Data shown »

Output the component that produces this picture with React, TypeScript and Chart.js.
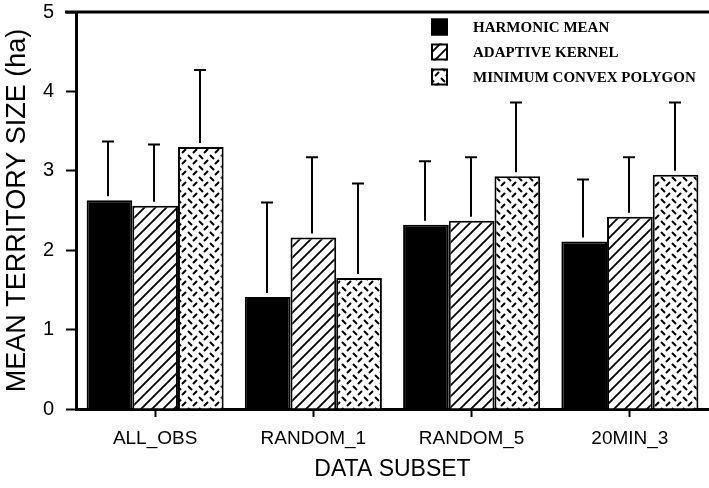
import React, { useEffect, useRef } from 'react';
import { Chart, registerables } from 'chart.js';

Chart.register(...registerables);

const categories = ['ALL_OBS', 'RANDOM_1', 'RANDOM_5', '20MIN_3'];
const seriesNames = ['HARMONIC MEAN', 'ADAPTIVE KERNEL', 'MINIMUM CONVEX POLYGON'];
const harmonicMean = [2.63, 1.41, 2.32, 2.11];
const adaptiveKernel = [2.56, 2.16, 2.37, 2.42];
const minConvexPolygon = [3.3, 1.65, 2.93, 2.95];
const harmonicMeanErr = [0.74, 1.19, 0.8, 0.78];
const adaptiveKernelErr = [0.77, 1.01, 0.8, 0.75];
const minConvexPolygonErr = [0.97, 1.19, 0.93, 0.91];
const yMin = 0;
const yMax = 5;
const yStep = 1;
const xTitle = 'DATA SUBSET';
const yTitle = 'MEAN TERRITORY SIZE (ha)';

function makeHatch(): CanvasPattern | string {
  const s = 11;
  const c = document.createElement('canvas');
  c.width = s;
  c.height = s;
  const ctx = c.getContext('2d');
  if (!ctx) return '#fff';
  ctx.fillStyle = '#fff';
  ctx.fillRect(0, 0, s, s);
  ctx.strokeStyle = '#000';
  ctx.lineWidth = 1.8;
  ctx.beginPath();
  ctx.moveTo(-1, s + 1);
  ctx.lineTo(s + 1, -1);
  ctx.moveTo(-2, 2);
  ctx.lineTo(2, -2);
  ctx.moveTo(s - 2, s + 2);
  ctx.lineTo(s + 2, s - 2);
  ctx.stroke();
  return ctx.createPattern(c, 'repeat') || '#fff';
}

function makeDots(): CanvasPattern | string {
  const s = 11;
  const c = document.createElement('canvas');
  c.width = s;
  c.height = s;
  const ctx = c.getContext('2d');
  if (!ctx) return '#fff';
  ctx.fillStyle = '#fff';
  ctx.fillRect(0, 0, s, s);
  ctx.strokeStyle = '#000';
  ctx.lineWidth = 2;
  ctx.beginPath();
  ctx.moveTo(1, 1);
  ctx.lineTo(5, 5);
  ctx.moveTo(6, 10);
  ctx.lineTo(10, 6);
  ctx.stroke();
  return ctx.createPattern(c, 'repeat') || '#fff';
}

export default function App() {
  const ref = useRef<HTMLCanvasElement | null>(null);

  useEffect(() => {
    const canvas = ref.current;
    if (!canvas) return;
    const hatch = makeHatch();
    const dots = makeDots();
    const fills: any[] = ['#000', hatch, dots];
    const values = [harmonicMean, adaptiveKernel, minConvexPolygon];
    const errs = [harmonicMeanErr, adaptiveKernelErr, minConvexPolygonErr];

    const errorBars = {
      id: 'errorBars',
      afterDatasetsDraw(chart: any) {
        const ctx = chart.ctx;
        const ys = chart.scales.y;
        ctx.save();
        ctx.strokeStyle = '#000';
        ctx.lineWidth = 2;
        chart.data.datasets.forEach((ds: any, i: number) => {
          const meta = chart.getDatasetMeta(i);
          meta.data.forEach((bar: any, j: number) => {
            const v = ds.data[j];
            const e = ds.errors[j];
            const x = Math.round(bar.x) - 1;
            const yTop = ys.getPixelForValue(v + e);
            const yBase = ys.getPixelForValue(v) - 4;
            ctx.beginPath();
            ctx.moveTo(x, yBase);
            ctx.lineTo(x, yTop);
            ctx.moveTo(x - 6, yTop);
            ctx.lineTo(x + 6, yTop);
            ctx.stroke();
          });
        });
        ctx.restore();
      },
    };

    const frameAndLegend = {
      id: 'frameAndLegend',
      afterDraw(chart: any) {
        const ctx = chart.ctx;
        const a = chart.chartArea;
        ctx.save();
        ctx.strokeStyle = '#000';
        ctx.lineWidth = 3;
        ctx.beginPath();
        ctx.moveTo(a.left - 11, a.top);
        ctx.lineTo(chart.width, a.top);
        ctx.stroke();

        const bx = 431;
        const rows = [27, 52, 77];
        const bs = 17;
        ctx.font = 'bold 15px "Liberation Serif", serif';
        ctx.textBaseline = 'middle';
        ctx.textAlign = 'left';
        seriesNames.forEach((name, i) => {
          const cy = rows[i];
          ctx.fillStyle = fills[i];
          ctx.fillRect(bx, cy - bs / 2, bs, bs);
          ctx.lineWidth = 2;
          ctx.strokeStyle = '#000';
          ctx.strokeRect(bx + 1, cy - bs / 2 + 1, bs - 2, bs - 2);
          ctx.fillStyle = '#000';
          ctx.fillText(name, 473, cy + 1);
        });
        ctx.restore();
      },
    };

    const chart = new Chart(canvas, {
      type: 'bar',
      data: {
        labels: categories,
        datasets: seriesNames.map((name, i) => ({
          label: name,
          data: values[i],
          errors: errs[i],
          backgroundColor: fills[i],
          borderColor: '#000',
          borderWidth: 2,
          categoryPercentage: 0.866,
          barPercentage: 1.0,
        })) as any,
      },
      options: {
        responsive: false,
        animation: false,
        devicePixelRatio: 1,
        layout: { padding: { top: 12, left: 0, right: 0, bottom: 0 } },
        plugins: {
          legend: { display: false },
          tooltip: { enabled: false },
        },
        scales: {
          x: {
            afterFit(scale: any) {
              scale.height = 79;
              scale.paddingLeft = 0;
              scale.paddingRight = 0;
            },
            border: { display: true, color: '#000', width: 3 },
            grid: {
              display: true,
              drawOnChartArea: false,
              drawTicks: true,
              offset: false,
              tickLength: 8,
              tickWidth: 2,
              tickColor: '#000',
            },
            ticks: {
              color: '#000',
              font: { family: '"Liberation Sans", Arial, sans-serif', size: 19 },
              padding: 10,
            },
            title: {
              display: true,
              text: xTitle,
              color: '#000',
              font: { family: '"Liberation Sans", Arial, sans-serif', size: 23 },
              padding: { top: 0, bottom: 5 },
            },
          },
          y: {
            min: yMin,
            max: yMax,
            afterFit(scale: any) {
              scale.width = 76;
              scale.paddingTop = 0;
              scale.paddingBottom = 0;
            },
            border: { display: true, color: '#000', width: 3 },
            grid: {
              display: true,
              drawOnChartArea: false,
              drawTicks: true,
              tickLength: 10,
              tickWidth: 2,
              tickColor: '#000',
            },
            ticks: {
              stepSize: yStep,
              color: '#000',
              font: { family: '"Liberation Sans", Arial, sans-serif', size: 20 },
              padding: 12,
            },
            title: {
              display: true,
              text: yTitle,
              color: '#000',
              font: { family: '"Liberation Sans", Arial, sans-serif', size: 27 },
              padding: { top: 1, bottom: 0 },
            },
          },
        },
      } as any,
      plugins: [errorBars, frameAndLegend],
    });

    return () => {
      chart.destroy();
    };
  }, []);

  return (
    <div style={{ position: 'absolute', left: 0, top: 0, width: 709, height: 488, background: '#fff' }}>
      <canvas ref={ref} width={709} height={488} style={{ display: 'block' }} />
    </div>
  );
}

Required task » Repeat only the lines from the beginning of the material through the line containing "const yTitle = 'MEAN TERRITORY SIZE (ha)';", both ends kept, leaving pictures out.

Full answer »
Output the component that produces this picture with React, TypeScript and Chart.js.
import React, { useEffect, useRef } from 'react';
import { Chart, registerables } from 'chart.js';

Chart.register(...registerables);

const categories = ['ALL_OBS', 'RANDOM_1', 'RANDOM_5', '20MIN_3'];
const seriesNames = ['HARMONIC MEAN', 'ADAPTIVE KERNEL', 'MINIMUM CONVEX POLYGON'];
const harmonicMean = [2.63, 1.41, 2.32, 2.11];
const adaptiveKernel = [2.56, 2.16, 2.37, 2.42];
const minConvexPolygon = [3.3, 1.65, 2.93, 2.95];
const harmonicMeanErr = [0.74, 1.19, 0.8, 0.78];
const adaptiveKernelErr = [0.77, 1.01, 0.8, 0.75];
const minConvexPolygonErr = [0.97, 1.19, 0.93, 0.91];
const yMin = 0;
const yMax = 5;
const yStep = 1;
const xTitle = 'DATA SUBSET';
const yTitle = 'MEAN TERRITORY SIZE (ha)';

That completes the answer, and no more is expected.